De toute évidence, le gouvernement serait en train de faire de mauvais choix sécuritaires pour deux raisons au moins: ou bien on est en train quelques parts de manipuler l’Exécutif suprême de l’État pour diverses ambitions sectaires voire mafieuses ; ou bien on tient en haut lieu à contourner les véritables problèmes et à étouffer des menaces aux projets hégémoniques de l’Exécutif, tout en préférant tirer parti des encaissements parallèles au titre des rentes générées par l’aide à la lutte anti-terroriste. Quoi qu’il en soit, il y a une grande urgence à prendre au sérieux et à ne pas précipiter les décisions en matière de politiques publiques en général, sur les problèmes de sécurité nationale en particulier. Généralement, les politiques publiques deviennent des carcans fatalement éprouvants une fois qu’elles sont mises en place, pour la bonne et simple raison qu’elles engendrent des rentes dont la suppression ou le maintien en coûtent beaucoup plus que ce qui a été initialement consenti pour ces politiques.

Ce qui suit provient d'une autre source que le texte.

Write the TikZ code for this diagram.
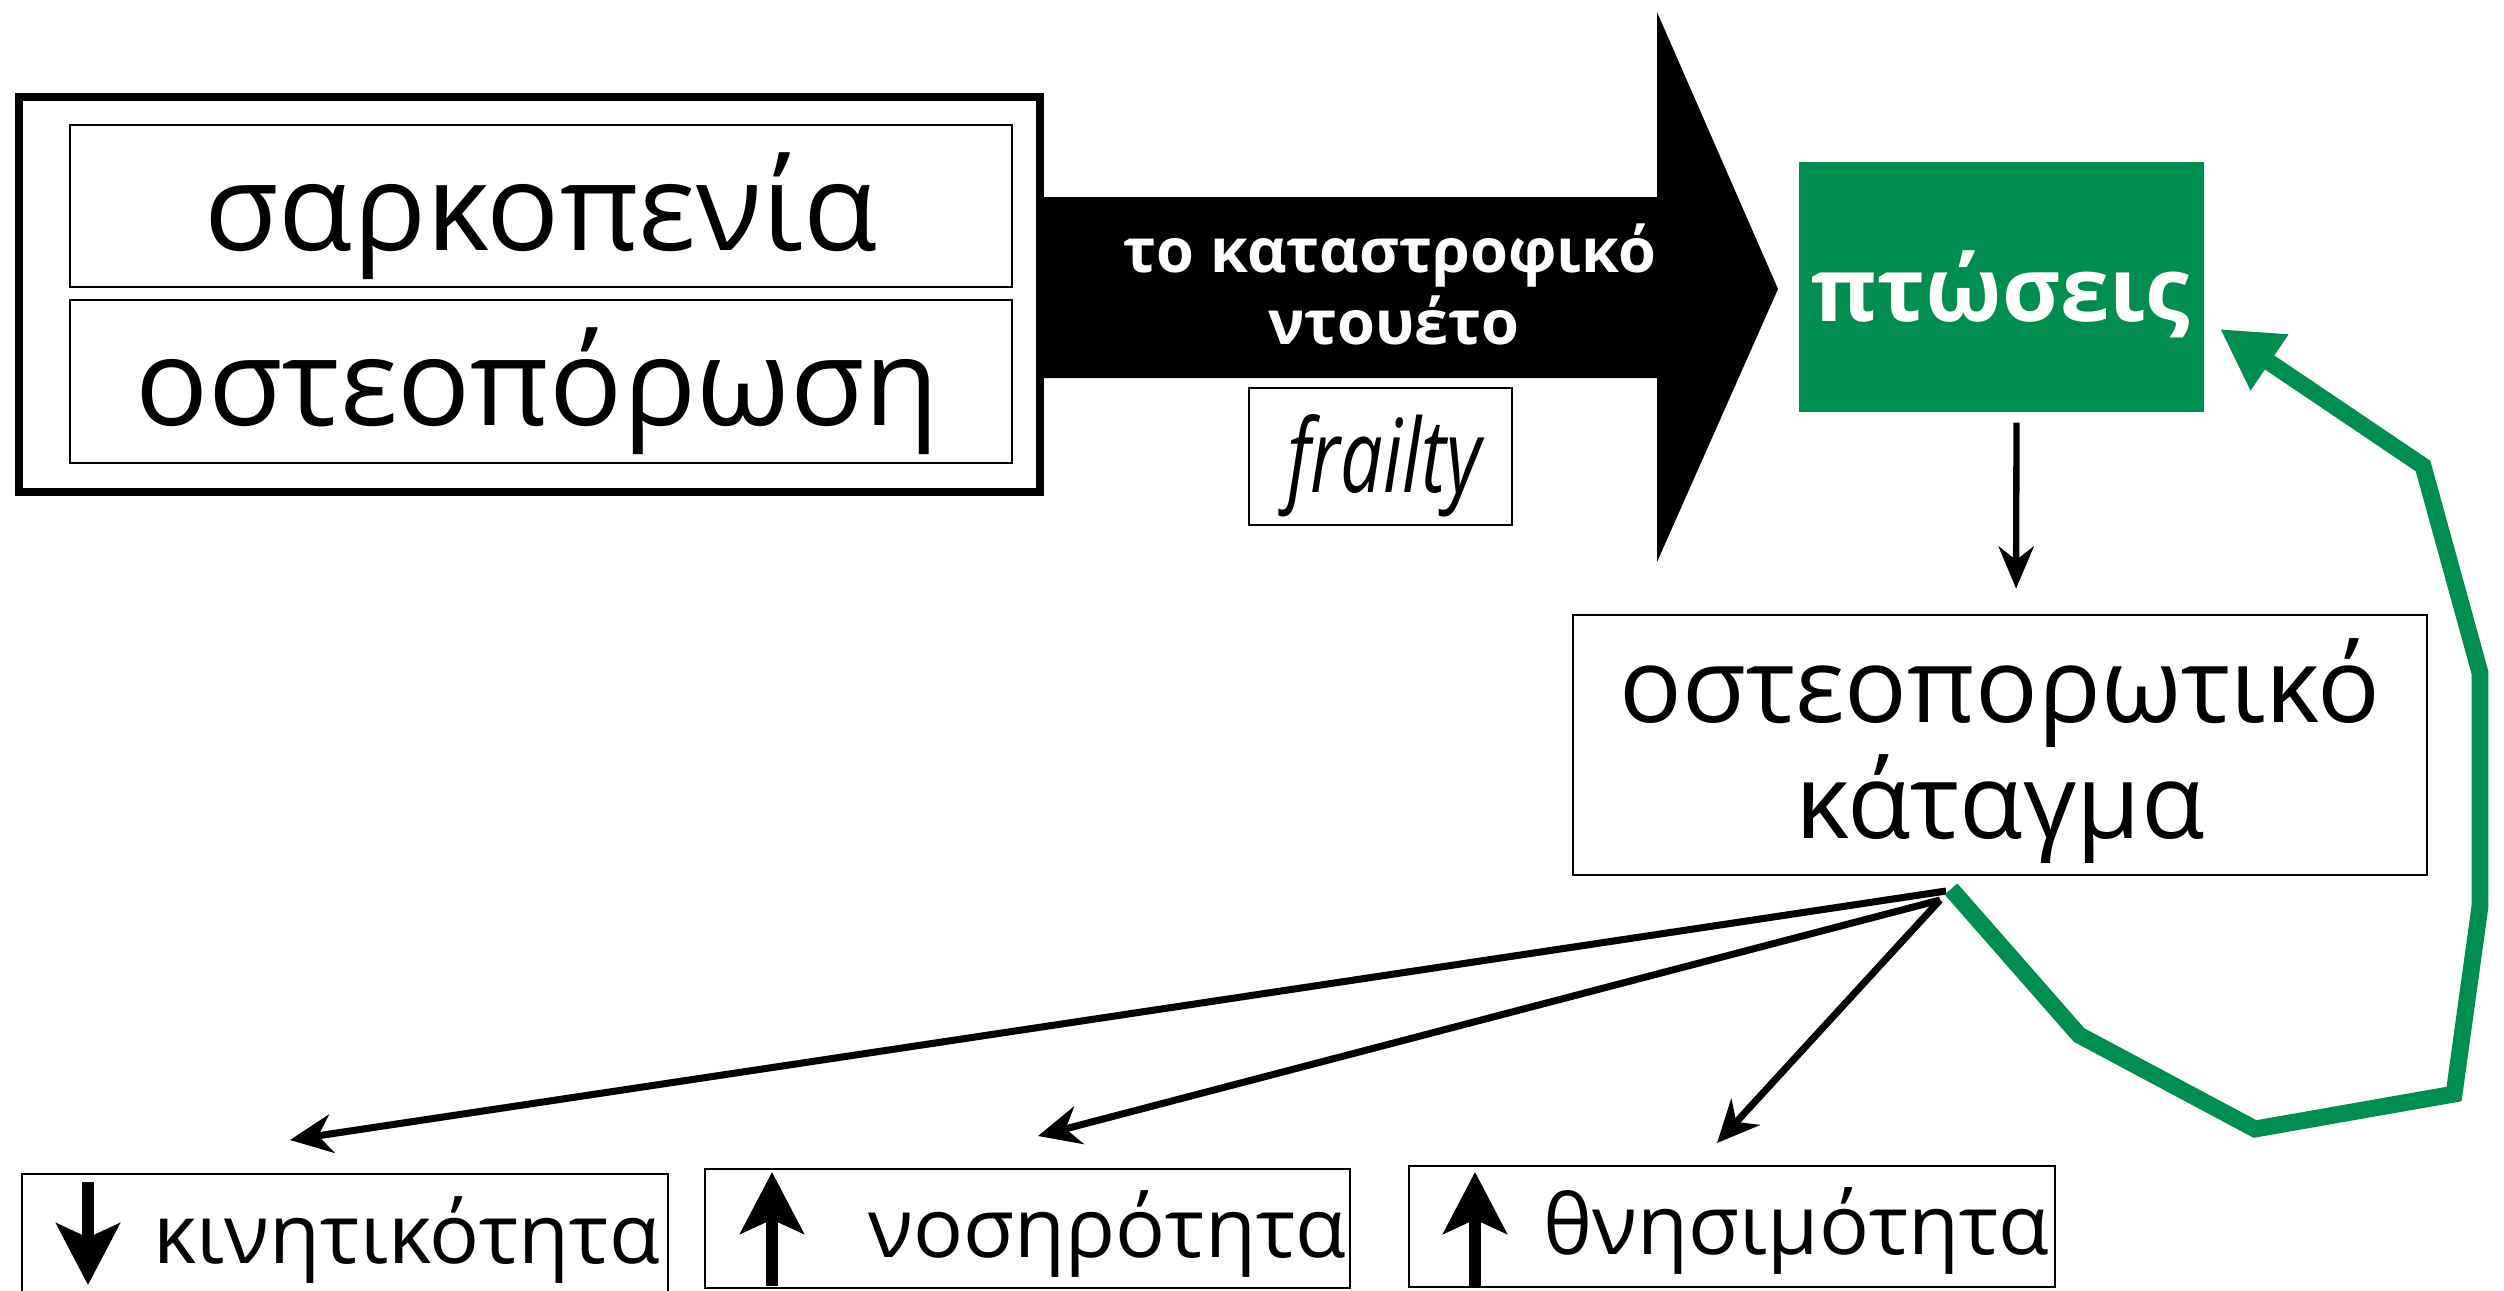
\documentclass[tikz,border=0pt]{standalone}
\usepackage{fontspec}
\setmainfont{Open Sans}
\usetikzlibrary{arrows.meta,fit}
\definecolor{fallgreen}{RGB}{0,141,80}

\begin{document}
\begin{tikzpicture}[x=0.01cm,y=-0.01cm,
  thinbox/.style={draw,line width=0.8pt,inner sep=0pt},
  outerbox/.style={draw,line width=2.4pt,inner sep=0pt},
  bigtext/.style={anchor=base,inner sep=0pt,font=\fontsize{34.5}{40}\selectfont},
  midtext/.style={anchor=base,inner sep=0pt,font=\fontsize{29.6}{35}\selectfont},
  smalltext/.style={anchor=base,inner sep=0pt,font=\fontsize{23.6}{28}\selectfont},
  link/.style={line width=2pt,-{Stealth[length=12pt,width=11pt]}},
  trend/.style={line width=3.2pt,-{Stealth[length=17.5pt,width=18pt,inset=4pt]}},
  loopline/.style={draw=fallgreen,line width=4.8pt,line join=miter,
    -{Triangle[length=17pt,width=18pt]}}]
\useasboundingbox (0,0) rectangle (2504,1290);

% left block: the two conditions
\node[outerbox,fit={(19,97) (1040,492)}] (pair) {};
\node[thinbox,fit={(70,125) (1012,287)}] (sarc) {};
\node[thinbox,fit={(70,300) (1012,463)}] (osteo) {};
\node[bigtext] (sarc-t) at (541,250) {σαρκοπενία};
\node[bigtext] (osteo-t) at (537,425) {οστεοπόρωση};

% the big black arrow
\fill (1040,197) -- (1657,197) -- (1657,12) -- (1778,289) -- (1657,562)
  -- (1657,378) -- (1040,378) -- cycle;
\node[anchor=base,inner sep=0pt,text=white,font=\bfseries\fontsize{17.4}{21}\selectfont]
  (duet1) at (1390,272) {το καταστροφικό};
\node[anchor=base,inner sep=0pt,text=white,font=\bfseries\fontsize{17.4}{21}\selectfont]
  (duet2) at (1394,344) {ντουέτο};

% frailty label
\node[thinbox,fit={(1249,388) (1512,525)}] (frail) {};
\node[anchor=base,inner sep=0pt,font=\itshape\fontsize{29}{34}\selectfont]
  (frail-t) at (1384,492) {\scalebox{0.74}[1]{frailty}};

% falls
\node[fill=fallgreen,inner sep=0pt,fit={(1799,162) (2204,412)}] (fall) {};
\node[anchor=base,inner sep=0pt,text=white,font=\bfseries\fontsize{25.3}{30}\selectfont]
  (fall-t) at (2001,321) {πτώσεις};

% fracture
\node[thinbox,fit={(1573,615) (2427,875)}] (frac) {};
\node[midtext] (frac-t1) at (2000,722) {οστεοπορωτικό};
\node[midtext] (frac-t2) at (2000,838) {κάταγμα};

\draw[line width=1.8pt,-{Stealth[length=12pt,width=10pt]}]
  ([xshift=0.15cm,yshift=-0.1cm]fall.south) -- ([xshift=0.16cm,yshift=0.25cm]frac.north);

% outcomes
\node[thinbox,fit={(22,1174) (668,1295)}] (mob) {};
\node[thinbox,fit={(705,1169) (1350,1288)}] (morb) {};
\node[thinbox,fit={(1409,1166) (2055,1287)}] (mort) {};
\node[smalltext,anchor=base west] (mob-t) at (153,1263) {κινητικότητα};
\node[smalltext,anchor=base west] (morb-t) at (868,1257) {νοσηρότητα};
\node[smalltext,anchor=base west] (mort-t) at (1543,1254) {θνησιμότητα};

\coordinate (mob-a) at (88,1182);   \coordinate (mob-b) at (88,1285);
\coordinate (morb-a) at (772,1286); \coordinate (morb-b) at (772,1172);
\coordinate (mort-a) at (1475,1287); \coordinate (mort-b) at (1475,1172);
\draw[trend] (mob-a) -- (mob-b);
\draw[trend] (morb-a) -- (morb-b);
\draw[trend] (mort-a) -- (mort-b);

% consequences of the fracture
\coordinate (src1) at (1946,891);
\coordinate (src2) at (1940,900);
\coordinate (to-mob) at (290,1140);
\coordinate (to-morb) at (1038,1136);
\coordinate (to-mort) at (1717,1143);
\draw[link] (src1) -- (to-mob);
\draw[link] (src2) -- (to-morb);
\draw[link] (src2) -- (to-mort);

% feedback loop back to falls
\coordinate (loop0) at (1951,889);
\coordinate (loopend) at (2220,329);
\draw[loopline] (loop0) -- (2079,1035) -- (2255,1129) -- (2454,1094)
  -- (2480,906) -- (2480,673) -- (2423,466) -- (loopend);
\end{tikzpicture}
\end{document}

Dans la mesure où ces cas de figure sont parfois inévitables, à charge alors pour les gouvernements de s’assurer que ces rentes n’impliquent pas des forces ennemies ou des clans mafieux. Cette précaution commence en amont dès l’agitation des idées en guise de réponses aux demandes publiques. Voilà pourquoi autant on devrait s’étonner que l’Assemblée Nationale n’ait pas interpellé le gouvernement et le Ministre de l’Intérieur sur les équipements fournis à travers l’ARTP aux forces de sécurité et au renseignement, autant on recommande que les parlementaires de l’Assemblée et du Conseil Économique, Social et Environnemental se saisissent des décisions annoncées par le Ministre pour exiger des études de contrôle et des concertations entre l’Exécutif, l’Armée et le Pouvoir judiciaire. Ce qui est certain c’est que dans un État de droit on ne peut pas décider avec succès de la sécurité et de la défense nationales sans l’avis ultime de l’Armée, encore faudrait-il que celle-ci fasse l’objet d’une épuration salvifique.